Sie sprachen Wissenschaft an. Was machen Sie genau?
Im Rahmen der Versorgungsforschung nehme ich freiwillig an der Qualitätssicherungsstudie Herniamed teil. Hierbei werden meine Patienten nach umfassender Aufklärung und Einverständniserklärung anonymisiert in eine Datenbank mit über 200.000 Patienten eingegeben, aus der die chirurgische Qualität in einer Forschungsgruppe ausgewertet wird. Aktuell habe ich drei Publikationen mit Koautoren erstellt, die zur Veröffentlichung an internationale Fachzeitschriften geschickt wurden und in der Therapie der Hernienchirurgie sicherlich zu Veränderungen der Richtlinien führen werden. Aber auch in der Proktologie sind wir aktiv. So haben wir vor kurzem eine frei zugängliche Publikation über die sichere und schonende Therapie der Analfistel mit sog. Plugs erstellt. Unserer Ergebnisse waren dabei deutlich besser als in vorausgegangenen Studien aufgrund unserer modifizierten Technik.

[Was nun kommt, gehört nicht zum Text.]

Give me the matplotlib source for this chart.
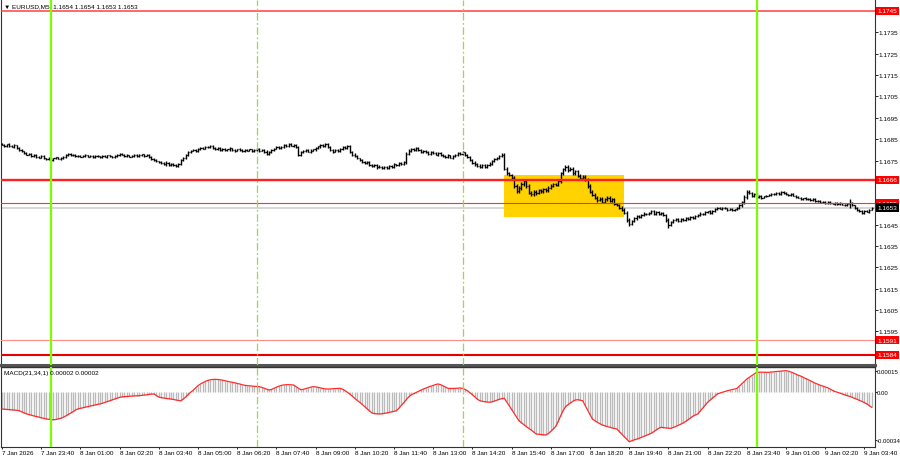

Was bedeutet die Bezeichnung ‘Proktologe’?
Ein Proktologe beschäftigt sich mit Erkrankungen des Mastdarms und des Analkanals und darf die Bezeichnung nach einer entsprechenden Weiterbildung und Prüfung vor der Ärztekammer tragen. Bekannteste und häufige Erkrankungen in der Proktologie sind das Hämorrhoidalleiden, Analabszesse, Analfisteln und Erkrankungen innerhalb des Enddarms wie z. B. Polypen. Auch die Diagnostik gehört dazu. So bieten wir unkompliziert die Analkanal- und Mastdarmspiegelung an. Da es sich hierbei immer noch um ein mit Scham behaftetesThema handelt, ist ein großes Einfühlungsvermögen von Seiten des Arztes wichtig, um den Patienten eine möglichst angenehme Atmosphäre zu geben.

Zur Person 
Seit über 20 Jahren bin ich in Berlin und habe meine gesamte chirurgische Ausbildung an der Charité erhalten. Dort habe ich mich habilitiert und die Lehrbefugnis für das Fach Chirurgie erhalten. Umfangreiche Kenntnisse in der minimalinvasiven Chirurgie sowie der Hernienchirurgie und Proktologie habe ich danach während meiner Tätigkeit als stellv. Chefarzt in einer renommierten Schwerpunktklinik in Berlin vertieft und freue mich, diese Kenntnisse nun auch außerhalb des Krankenhauses anbieten zu können.

Zur Praxis 
Wir sind als Chirurgisch Orthopädischer Praxis Verbund (COPV) eine überörtliche Gemeinschaftspraxis in Berlin, die das gesamte Spektrum der ambulanten chirurgischen, unfallchirurgischen und orthopädischen Behandlung anbietet. Jeder unserer vier Ärzte hat mehrere Schwerpunkte. In unserer Praxis in Berlin-Lankwitz führe ich u.a. die Diagnostik und operative Behandlung von Bauchwand- und Leistenbrüchen sowie kleinerer proktologischer Eingriffe in Narkose ambulant durch. Die Praxis in Berlin-Dahlem ist mehr orthopädisch und plastisch-ästhetisch ausgerichtet.